Note: The annual consumption value is calculated by the formula: (Annual demand) × (item cost per unit)
The idea behind using the ABC analysis is to leverage the imbalances of sales. This means that each item must be given the appropriate amount of weight depending on their class:
a) These are subjected to strict inventory control and are given highly secured areas in terms of storage
b) These goods have a better forecast for sales
c) These are also the items that require frequent reorders on a daily or a weekly basis
d) They are kept as a priority item and efforts are made to avoid unavailability or stock-out of these items
a) These items are not as important as items under section A or as trivial as items categorized under C
b) The important thing to note is that since these items lie in between A and C, they are monitored for potential inclusion towards category A or in a contrary situation towards category C
a) These items are manufactured less often and follow the policy of having only one of its item on hand or in some cases they are reordered when a purchase is actually made
b) Since these are low demand goods with a comparatively higher risk of cost in terms of excessive inventory, it is an ideal situation for these items to stock-out after each purchase
c) The questions managers find themselves dealing with when it comes to items in category C is not how many units to keep in stock but rather whether it is even needed to have to these items in store at all.
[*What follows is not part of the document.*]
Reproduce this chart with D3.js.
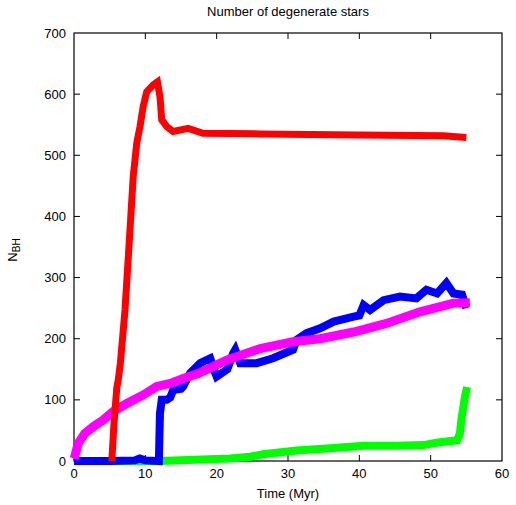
<!DOCTYPE html>
<html><head><meta charset="utf-8">
<script src="https://cdn.jsdelivr.net/npm/d3@7"></script>
<style>body{margin:0;background:#fff}svg{display:block}text{font-family:"Liberation Sans",Arial,sans-serif;fill:#000}</style>
</head><body><svg id="c" width="516" height="505"></svg>
<script>
const title = "Number of degenerate stars";
const xLabel = "Time (Myr)";
const xTicks = [0,10,20,30,40,50,60];
const yTicks = [0,100,200,300,400,500,600,700];

// time (Myr), count
const redT = [5.3,5.6,6.0,6.2,6.5,7.15,7.85,8.3,8.8,9.25,9.7,10.2,11.1,11.7,12.05,12.3,12.5,13.0,13.9,16.0,18.1,26.1,40.1,51.8,55.0];
const redV = [0,60,120,132,160,247,378,465,520,547,580,604,615,620,596,558,555,547,539,544,536,535,533,532,529];

const blueT = [0,5,8.5,9.2,10,11.9,12.05,12.3,13.0,13.5,13.9,15.0,15.3,16.3,17.7,19.1,19.6,20.0,21.5,22.3,22.6,23.3,25.6,27.9,30.7,31.2,32.6,34.5,36.4,39.2,40.0,40.6,41.5,43.4,45.7,48.0,49.4,50.9,52.2,53.2,54.4,55.0];
const blueV = [0,0,1,4,1,0,78,100,100,104,116,118,122,144,160,168,150,138,150,176,182,160,160,168,182,198,209,217,228,236,238,255,247,263,269,266,280,274,291,274,272,250];

const magT = [0,0.1,0.6,1.5,2.7,4.1,5.5,7.4,9.7,11.6,13.5,15.3,17.4,21.4,26.1,30.7,34.5,39.2,43.8,48.5,53.2,55.5];
const magV = [4,7,29,45,56,67,81,94,108,122,127,135,143,165,184,195,200,211,225,244,258,259];

const greenT = [0,12,21.9,24.7,26.5,31.2,35.9,40.6,45.2,49.0,50.8,53.7,54.1,54.3,54.8,55.1];
const greenV = [0,0,4,7,11,17,21,25,25,26,30,34,45,67,105,121];

const series = [
  {name:"green", t:greenT, v:greenV, color:"#00ff00", w:8},
  {name:"blue", t:blueT, v:blueV, color:"#0000ff", w:8},
  {name:"magenta", t:magT, v:magV, color:"#ff00ff", w:9},
  {name:"red", t:redT, v:redV, color:"#ff0000", w:7}
];

const svg = d3.select("#c");
const L=74, T=33, W=428, H=428;
const x = d3.scaleLinear().domain([0,60]).range([0,W]);
const y = d3.scaleLinear().domain([0,700]).range([H,0]);
const g = svg.append("g").attr("transform",`translate(${L},${T})`);

// frame
g.append("rect").attr("x",0).attr("y",0).attr("width",W).attr("height",H)
 .attr("fill","none").attr("stroke","#000").attr("stroke-width",1.2);

// ticks (inward, mirrored)
const tl = 6;
xTicks.forEach(t=>{
  const px = x(t);
  if (t>0 && t<60){
    g.append("line").attr("x1",px).attr("x2",px).attr("y1",H).attr("y2",H-tl).attr("stroke","#000");
    g.append("line").attr("x1",px).attr("x2",px).attr("y1",0).attr("y2",tl).attr("stroke","#000");
  }
  g.append("text").attr("x",px).attr("y",H+17).attr("text-anchor","middle").attr("font-size",13).text(t);
});
yTicks.forEach(t=>{
  const py = y(t);
  if (t>0 && t<700){
    g.append("line").attr("x1",0).attr("x2",tl).attr("y1",py).attr("y2",py).attr("stroke","#000");
    g.append("line").attr("x1",W).attr("x2",W-tl).attr("y1",py).attr("y2",py).attr("stroke","#000");
  }
  g.append("text").attr("x",-8).attr("y",py).attr("dy","0.35em").attr("text-anchor","end").attr("font-size",13).text(t);
});

// series
const line = d3.line().x(d=>x(d[0])).y(d=>y(d[1]));
series.forEach(s=>{
  const pts = s.t.map((t,i)=>[t,s.v[i]]);
  g.append("path").datum(pts).attr("d",line).attr("fill","none")
   .attr("stroke",s.color).attr("stroke-width",s.w).attr("stroke-linejoin","miter").attr("stroke-linecap","butt");
});

// labels
svg.append("text").attr("x",L+W/2).attr("y",16).attr("text-anchor","middle").attr("font-size",13).text(title);
svg.append("text").attr("x",L+W/2).attr("y",498).attr("text-anchor","middle").attr("font-size",13).text(xLabel);
const yl = svg.append("text").attr("transform","translate(17,250) rotate(-90)").attr("text-anchor","middle").attr("font-size",13);
yl.append("tspan").text("N");
yl.append("tspan").attr("dy",3).attr("font-size",10).text("BH");
</script></body></html>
The ABC analysis is widely used in supply chain management and stock checking and inventory system and is implemented as a cycle counting system. It is most important for companies that seek to bring down their working capital and carrying costs. This done by analysing the inventory that is in excess stock and those that are obsolete by making way for items that are readily sold. This helps avoid keeping the working capital available for use rather than keeping it tied up in unhealthy inventory.
When a company is better able to check its stock and maintain control over the high-value goods it helps them to keep track of the value of the assets that are being held at a time. It also brings order to the reordering process and ensures that those items are in stock to meet the demands.
The items that fall under the C category are those that slow-moving and need not be re-ordered with the same frequency as item A or item B. When you put the goods into these three categories, it is helpful for both the wholesalers and the distributors to identify the items that need to be stocked and those that can be replaced.
For Example- ‘H&M’ manufactures 80% of its retail inventory in advance and introduces the remaining 20% based on the most current market trends.
Similarly, ‘Amazon’ does not keep stock of every single item offered on its website. The stocks of only the popular items that are frequently purchased are maintained. If there is an order for an unpopular item, then Amazon would request it from its distributor, who would then ships it to the company.
The ABC model works in a manner as to get prime attention to the important items or the critical few and not have unnecessary attention be spent on the not so important items or the trivial many. Each category has a differing management control in place. This prioritization of attention and focus is vital to keep the costs in check and under control in the supply chain system. To get the best results it is important that items that involve a lot of costs are given the due management attention.